Abstract

We report a technique for coherence transfer of laser light through a fiber link, where the optical phase noise induced by environmental perturbations via the fiber link is compensated by remote users with passive phase noise correction, rather than at the local site as is conventional. Neither phase discrimination nor active phase tracking is required due to the open-loop design, mitigating some technical problems such as the limited compensation speed and the finite compensation precision as conventional active phase noise cancellation. We theoretically analyze and experimentally demonstrate that the delay-limited residual fiber phase noise after phase noise compensation is a factor of seven higher than the conventional techniques.
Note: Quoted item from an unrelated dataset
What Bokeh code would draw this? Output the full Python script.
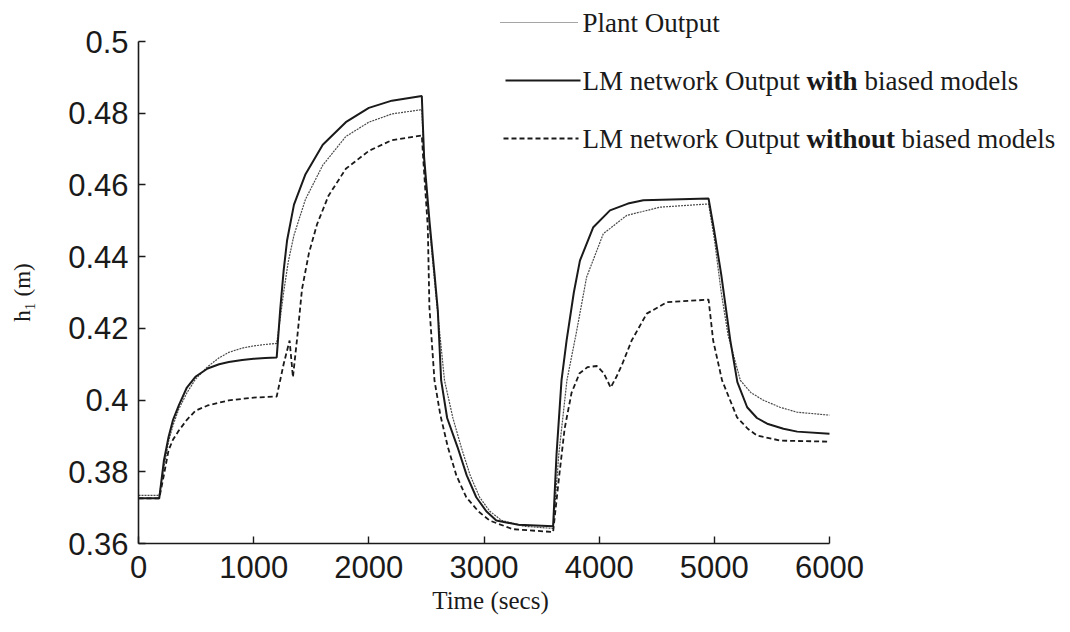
import math
from bokeh.plotting import figure
from bokeh.models import Label, FixedTicker, NumeralTickFormatter, Range1d
from bokeh.embed import file_html
from bokeh.resources import INLINE

# ---- data: liquid level h1 (m) against time (s) ----
t_plant = [0, 180, 220, 261, 300, 350, 420, 494, 600, 700, 784, 900, 1000, 1100, 1200,
           1230, 1260, 1300, 1350, 1450, 1600, 1800, 2000, 2200, 2460,
           2480, 2530, 2580, 2657, 2730, 2802, 2880, 2962, 3050, 3150, 3350, 3600,
           3650, 3720, 3803, 3891, 4036, 4239, 4530, 4950,
           5000, 5060, 5120, 5226, 5320, 5430, 5570, 5720, 6000]
h_plant = [0.3734, 0.3734, 0.3810, 0.3885, 0.3930, 0.3975, 0.4020, 0.4058, 0.4093, 0.4118,
           0.4133, 0.4145, 0.4151, 0.4155, 0.4158,
           0.4225, 0.4300, 0.4385, 0.4460, 0.4560, 0.4655, 0.4735, 0.4775, 0.4798, 0.4810,
           0.4660, 0.4470, 0.4300, 0.4055, 0.3950, 0.3869, 0.3790, 0.3729, 0.3690, 0.3665,
           0.3648, 0.3642,
           0.3850, 0.4055, 0.4190, 0.4343, 0.4464, 0.4515, 0.4538, 0.4547,
           0.4450, 0.4300, 0.4180, 0.4055, 0.4020, 0.3999, 0.3980, 0.3966, 0.3958]

t_with = [0, 180, 220, 261, 300, 350, 420, 494, 600, 700, 784, 900, 1000, 1100, 1200,
          1230, 1260, 1290, 1350, 1450, 1600, 1800, 2000, 2200, 2460,
          2480, 2526, 2570, 2599, 2628, 2680, 2770, 2850, 2933, 3020, 3107, 3300, 3600,
          3630, 3673, 3717, 3780, 3833, 3949, 4094, 4250, 4384, 4950,
          5000, 5060, 5139, 5200, 5285, 5370, 5459, 5600, 5720, 6000]
h_with = [0.3726, 0.3726, 0.3830, 0.3897, 0.3945, 0.3985, 0.4035, 0.4065, 0.4088, 0.4100,
          0.4106, 0.4112, 0.4115, 0.4117, 0.4119,
          0.4250, 0.4360, 0.4445, 0.4545, 0.4630, 0.4712, 0.4775, 0.4815, 0.4835, 0.4848,
          0.4677, 0.4501, 0.4353, 0.4250, 0.4055, 0.3950, 0.3869, 0.3790, 0.3729, 0.3690,
          0.3664, 0.3652, 0.3648,
          0.3850, 0.4055, 0.4166, 0.4300, 0.4389, 0.4482, 0.4529, 0.4548, 0.4557, 0.4562,
          0.4470, 0.4350, 0.4166, 0.4050, 0.3980, 0.3950, 0.3934, 0.3920, 0.3912, 0.3906]

t_without = [0, 180, 220, 261, 300, 350, 420, 494, 600, 784, 1000, 1200,
             1260, 1312, 1341, 1380, 1420, 1480, 1550, 1650, 1800, 2000, 2200, 2460,
             2475, 2512, 2526, 2570, 2620, 2686, 2760, 2846, 2950, 3049, 3250, 3600,
             3650, 3700, 3760, 3830, 3900, 3980, 4040, 4100, 4150, 4200, 4282, 4413, 4588,
             4950,
             4990, 5067, 5197, 5290, 5371, 5575, 6000]
h_without = [0.3726, 0.3726, 0.3790, 0.3860, 0.3890, 0.3915, 0.3945, 0.3970, 0.3985, 0.3999,
             0.4007, 0.4010,
             0.4100, 0.4166, 0.4064, 0.4180, 0.4310, 0.4410, 0.4490, 0.4570, 0.4645, 0.4695,
             0.4725, 0.4738,
             0.4660, 0.4482, 0.4259, 0.4055, 0.3960, 0.3869, 0.3790, 0.3729, 0.3690, 0.3664,
             0.3640, 0.3632,
             0.3780, 0.3920, 0.4020, 0.4075, 0.4092, 0.4095, 0.4075, 0.4035, 0.4065, 0.4100,
             0.4166, 0.4241, 0.4273,
             0.4280,
             0.4166, 0.4055, 0.3952, 0.3920, 0.3901, 0.3887, 0.3884]

x_ticks = [0, 1000, 2000, 3000, 4000, 5000, 6000]
y_ticks = [0.36, 0.38, 0.40, 0.42, 0.44, 0.46, 0.48, 0.50]

legend_labels = ["Plant Output",
                 ("LM network Output", "with", "biased models"),
                 ("LM network Output", "without", "biased models")]

# ---- layout: the frame spans the whole canvas, axes sit at fixed data locations ----
W, H = 1070, 632
AX_L, AX_R, AX_T, AX_B = 138, 829, 41, 543     # pixel extent of the axes box
X0, X1, Y0, Y1 = 0, 6000, 0.36, 0.50
kx = (X1 - X0) / (AX_R - AX_L)
ky = (Y1 - Y0) / (AX_B - AX_T)


def dx(px):
    return X0 + (px - AX_L) * kx


def dy(py):
    return Y1 - (py - AX_T) * ky


p = figure(width=W, height=H, output_backend="svg", toolbar_location=None,
           x_range=Range1d(dx(0), dx(W)), y_range=Range1d(dy(H), dy(0)),
           min_border=0, min_border_left=0, min_border_right=0,
           min_border_top=0, min_border_bottom=0)
p.outline_line_color = None
p.grid.visible = False
p.background_fill_color = "white"
p.border_fill_color = "white"

INK = "#1a1a1a"
PLANT_COL = "#4a4a4a"
p.line(t_plant, h_plant, line_color=PLANT_COL, line_width=1.2, line_dash="2 1")
p.line(t_with, h_with, line_color=INK, line_width=2.0)
p.line(t_without, h_without, line_color=INK, line_width=1.8, line_dash="5 3")

xa, ya = p.xaxis[0], p.yaxis[0]
xa.fixed_location = Y0
ya.fixed_location = X0
xa.bounds = (X0, X1)
ya.bounds = (Y0, Y1)
for ax in (xa, ya):
    ax.axis_line_color = INK
    ax.axis_line_width = 1.6
    ax.major_tick_line_color = INK
    ax.major_tick_line_width = 1.4
    ax.major_tick_in = 7
    ax.major_tick_out = 0
    ax.minor_tick_line_color = None
    ax.major_label_text_font = "Liberation Sans"
    ax.major_label_text_font_size = "31px"
    ax.major_label_text_color = INK
xa.ticker = FixedTicker(ticks=x_ticks)
ya.ticker = FixedTicker(ticks=y_ticks)
xa.formatter = NumeralTickFormatter(format="0")
ya.formatter = NumeralTickFormatter(format="0.[00]")
xa.major_label_standoff = 12
ya.major_label_standoff = 10

# axis titles
p.add_layout(Label(x=dx(490), y=dy(600), text="Time (secs)", text_font="Liberation Serif",
                   text_font_size="25px", text_color=INK, text_align="center",
                   text_baseline="middle"))
p.add_layout(Label(x=dx(22), y=dy(292), text="h\u2081 (m)", angle=math.pi / 2,
                   text_font="Liberation Serif", text_font_size="23px", text_color=INK,
                   text_align="center", text_baseline="middle"))

# legend: line samples and texts
rows = [(22, "1 1", 1.2, PLANT_COL, 500, 578),
        (80, "solid", 2.0, INK, 505, 580),
        (138, "5 3", 1.8, INK, 503, 578)]
TXT_X = 582
FS = "27px"
for (py, dash, lw, col, xa_px, xb_px), lab in zip(rows, legend_labels):
    p.line([dx(xa_px), dx(xb_px)], [dy(py), dy(py)], line_color=col, line_width=lw,
           line_dash=dash)
    if isinstance(lab, str):
        parts = [(lab, "normal", 0)]
    else:
        pre, bold, post = lab
        bold_w = 51 if bold == "with" else 88
        parts = [(pre, "normal", 0), (bold, "bold", 224),
                 (post, "normal", 224 + bold_w + 7)]
    for text, style, off in parts:
        p.add_layout(Label(x=dx(TXT_X), y=dy(py), x_offset=off, text=text,
                           text_font="Liberation Serif", text_font_size=FS,
                           text_font_style=style, text_color=INK,
                           text_baseline="middle", text_align="left"))

open("out.html", "w").write(file_html(p, INLINE))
Using this technique, we demonstrate the transfer laser light through a 145-km-long, lab-based spooled fiber. After being compensated, a relative frequency instability is $1.9\times 10^{-15}$ at the integration time of 1 s and scales down to the level of $10^{-18}$ -range at 10,000 s. The frequency uncertainty of the light after transferring through the fiber relative to that of the input light is $(-0.36\pm 2.6)\times 10^{-18}$ . As the transmitted optical signal remains unaltered until it reaches the remote sites, it can be transmitted simultaneously to multiple remote sites on an arbitrarily complex fiber network, paving a way to develop a multi-node optical frequency dissemination system with post automatic phase noise correction for a number of end-users.